Switch intervalElapsed time for cpu_bound in two threads
5 milliseconds47.14984970400019
500 microseconds49.7365762139998
50 microseconds51.83233763200042
5 microseconds55.84771065300083
1 microsecond57.08213459699982

These number make sense because as the switching interval decreases, Python spends more time switching context, so the overall execution time increases. Another interesting thing would be setting the switch interval to some large number for the CPU, say 1 second. On my machine, in that case, one thread finishes before the other can make it half way. In the extreme case, the second thread wouldn’t even start before the first had finished.
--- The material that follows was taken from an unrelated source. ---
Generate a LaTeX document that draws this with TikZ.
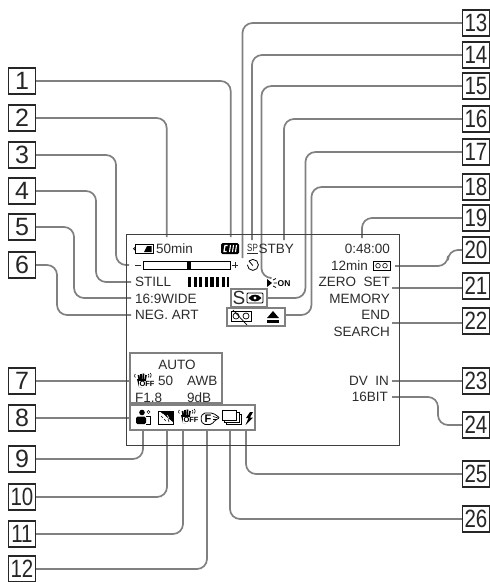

Mixing CPU Bound and I/O Bound Problems Link to heading

For the final experiment we will have one cpu_bound thread and twenty io_bound threads.

io_bound_threads = [
    threading.Thread(target=io_bound, args=(str(i), 20, 1))
    for i in range(1, 21)
]

cpu_bound_threads = [
    threading.Thread(target=cpu_bound, args=(str(1), 250_000_000))
]

threads = io_bound_threads + cpu_bound_threads

t1 = time.perf_counter()
for thread in threads:
    thread.start()
for thread in threads:
    thread.join()
t2 = time.perf_counter()

print(f'elapsed for {len(threads)} threads: {t2 - t1}')

The total time for one CPU bound thread and twenty I/O bound threads is 24.7099137109999, which is pretty neat. It means that you can run one intensive CPU task and many I/O bound tasks without those tasks suffering much in performance.

Conclusion Link to heading

Maybe with the current plan of removing the GIL, such considerations will no longer apply. Until and if that happens, the GIL is here to stay and understanding its impact is important if you have to write concurrent code. To reiterate once more, if your problem is I/O bound, multithreading is a good approach. If your problem is CPU bound, multiprocessing is the way to go with one caveat. Spawn as many processes as there are available cores.